Nach Darstellung des Finanzsenators gibt es zwei Gründe, die den Stopp verursacht haben. Zum einen sollen beide verbliebene Bieter für die Stromkonzession auf Veränderungen bei den Regeln gedrungen haben, nach denen letztlich entschieden wird. Dabei handelt es sich nicht um grundsätzliche Fragen, sondern um sogenannte Unterkriterien. Laut Nußbaum sei es rechtssicherer, den Anregungen der beiden Bieter jetzt zu folgen, statt später Klagen zu riskieren, die sich nach Expertenschätzung über Jahre hinziehen können.
Längere Verzögerungen könnten zur Folge haben, dass der aktuelle Stromkonzessionsvertrag ausläuft, ohne dass ein neuer Betreiber gefunden ist. Der bisherige Betreiber Vattenfall bliebe – wie die Gasag beim Gasnetz – vorerst verantwortlich, müsste aber die jährlichen Abgaben in zweistelliger Millionenhöhe oder zumindest einen großen Teil davon nicht mehr zahlen.

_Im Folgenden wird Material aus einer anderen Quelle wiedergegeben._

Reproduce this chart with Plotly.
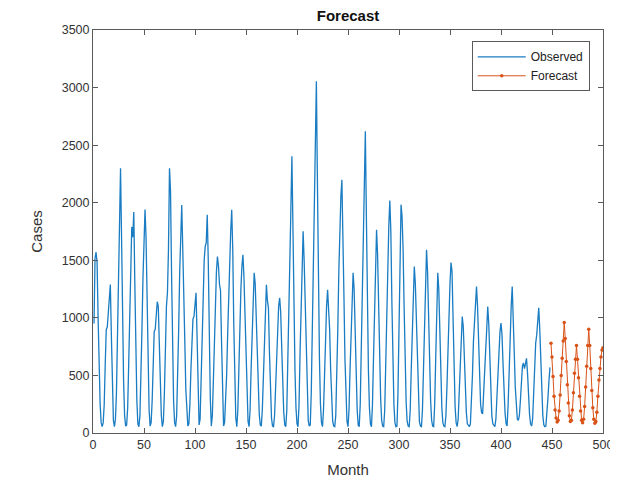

Zweiter Grund für den Stopp ist laut Nußbaum die Beteiligung Heilmanns am Energiehändler Ampère. Der Justizsenator war bis Anfang 2012 Unternehmer und hält weiterhin Firmenbeteiligungen. Er aber mag in Sachen Ampère keine Befangenheit erkennen: Es gebe keine Verträge zwischen der Ampère AG und dem Stromnetzbieter Vattenfall, dem auch ein Teil der Gasag gehört, sagte er jüngst im Abgeordnetenhaus. Deshalb liege keine Verletzung der Vorschriften für Senatoren vor.
Konzessionsvergabe
Betreiber des Stromnetzes ist noch bis Jahresende der private Energieriese Vattenfall. Wer in den nächsten mindestens zehn Jahren zuständig sein soll und Durchleitungsgeführen verlangen kann, entscheidet sich in einem Vergabeverfahren der Senatsverwaltung für Finanzen. Ein neuer Betreiber muss dem vorherigen das Netz abkaufen. Der Preis ist Verhandlungssache, kann in die Milliarden gehen und wird im Streitfall von einer Schiedsstelle festgelegt. Die rot-schwarze Koalition hat im Zuge des von der SPD angestrebten Rekommunalisieungsprozesses mit Berlin Energie ein staatliches Unternehmen ins Rennen geschickt, das sich Ende Juni bereits bei der Vergabe der Gaskonzession durchsetzen konnte. Gegen diese Entscheidung klagt jedoch der unterlegene bisherige Betreiber Gasag. STA
„Es geht gar nicht um die Frage, ob objektiv Befangenheit vorliegt, es geht um den Anschein davon“, sagte Nußbaum. Schon das kann aus seiner Sicht das Verfahren angreifbar machen. Die Befangenheitsfrage will er im Senat erneut aufgeworfen und dazu am Dienstag eine Antwort bekomen haben. Nußbaum mochte die zwar wie auch Heilmann nicht zitieren, zeigte sich aber zufrieden: „Für mich ist das, was heute erklärt worden ist, in Ordnung.“ Dem Vernehmen nach versicherte Heilmann, bei der Vergabe nicht mitzustimmen. Der Justizsenator selbst sagte dazu: „Die Auseinandersetzung der letzten Tage war völlig überflüssig. Aber jetzt haben wir uns geeinigt.“
Das Heilmann-Lager sieht in Nußbaums Vorgehen nur den Versuch, von eigenen Schnitzern abzulenken und mit dem Thema „Befangenheit“ zu überdecken, dass er jetzt nachbessern müsse, was Heilmann schon im Frühsommer anregte. Das jetzt zu tun, sei nicht Entgegenkommen gegenüber den Bewerbern, sondern eine Reaktion auf jüngste Rechtsprechung. „Nußbaum will nur von eigenen Verfahrensfehlern ablenken“, sagte CDU-Generalsekretär Kai Wegner der taz. Für ihn ist Nußbaum verunsichert, weil seine Zukunft als Finanzsenator nach der Rücktrittsankündigung von Regierungschef Klaus Wowereit unklar ist.